The success of the Fight for $15 campaign in fast food has helped make a $15 minimum wage part of the Democratic Party platform, and something progressives in the party would have a hard time walking away from. The last time Democrats widely supported a $10 federal wage floor was several years ago, before states such as California, Connecticut and even Florida began adopting their own $15 plans.
The AFL-CIO labor federation was not impressed with the Republicans’ proposal.
“What an insult to the millions of people working every day to keep this country afloat,” John Weber, a federation spokesperson, said in an email. “The Romney-Cotton plan is a recipe for labor exploitation. It’s designed to undercut wages, keep essential workers in extended poverty, and deny America a desperately-needed raise right when we need it most.”
The Romney-Cotton proposal does show some congressional progress on the issue, by virtue of the fact that it’s a proposal at all. There has been little support among Republicans for any kind of increase, although Sen. Lindsey Graham (R-S.C.) also proposed a minimum wage increase, to $10.10, along with some business tax cuts, in 2017. Mitch McConnell (R-Ky.) prevented minimum wage plans from going anywhere in the upper chamber while he was majority leader.
The success of the Fight for $15 campaign in fast food has helped make a $15 minimum wage part of the Democratic Party platform.
The new proposal would tie the minimum wage to an inflation index, an idea also supported by Democrats. But the senators’ decision to attach immigration policy to the minimum wage increase is sure to rankle Democrats.
Mandatory use of E-Verify has been panned by groups like the American Civil Liberties Union, which says the practice creates “a whole new level of intrusive government oversight of daily life—a bureaucratic ‘prove yourself to work’ system that hurts ordinary people.”
For Democrats, an E-Verify mandate has always been accepted as a bargaining chip with Republicans.

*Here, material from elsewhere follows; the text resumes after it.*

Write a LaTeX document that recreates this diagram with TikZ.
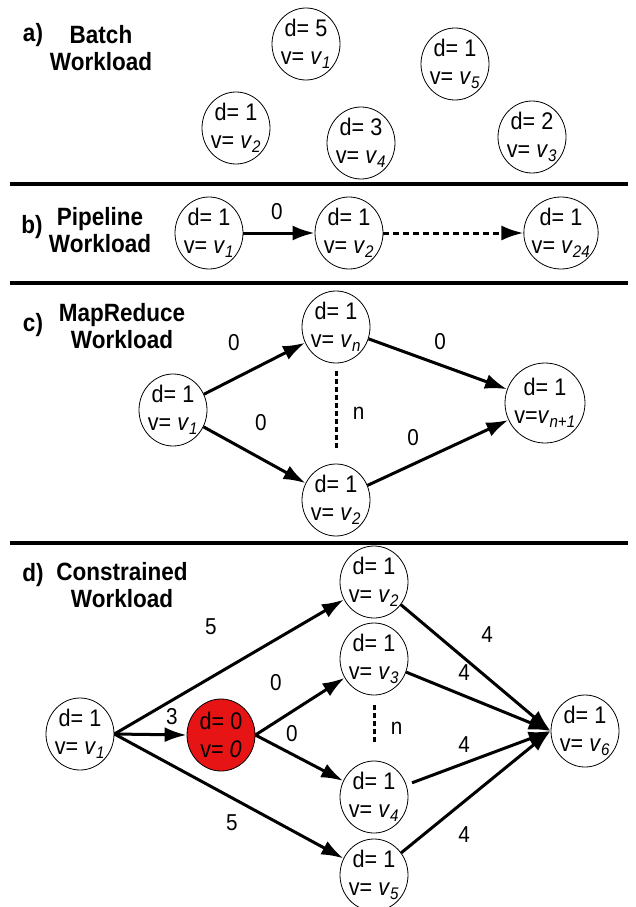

Democrats contentiously agreed to it in 2013 while negotiating a comprehensive immigration reform bill that would have given millions of undocumented immigrants a path to citizenship. That effort ultimately died in the House.
During the 2020 presidential primary, several candidates, including Sens. Kirsten Gillibrand (D-N.Y.), Cory Booker (D-N.J.) and Bernie Sanders (I-Vt.), came out against E-Verify. Others, like Sen. Amy Klobuchar (D-Minn.), Michael Bennet (D-Colo.) and John Hickenlooper (D-Colo.), maintained that it would be acceptable in a compromise. Notably, President Joe Biden and Vice President Kamala Harris stayed quiet on the issue in the runup to the 2020 election.
In that case, the question for Democrats will be whether a narrower minimum wage increase is a good enough trade to enact these immigration reforms.
Democrats like Murray are balking at the notion. She called the immigration provisions “unacceptable” and “an attack on hard-working immigrant families.”
“After more than a decade since the last federal minimum wage increase, this unnecessarily partisan proposal that doesn’t come close to the $15 an hour two-thirds of Americans from both parties support—which is what we will keep working to get done,” Murray said.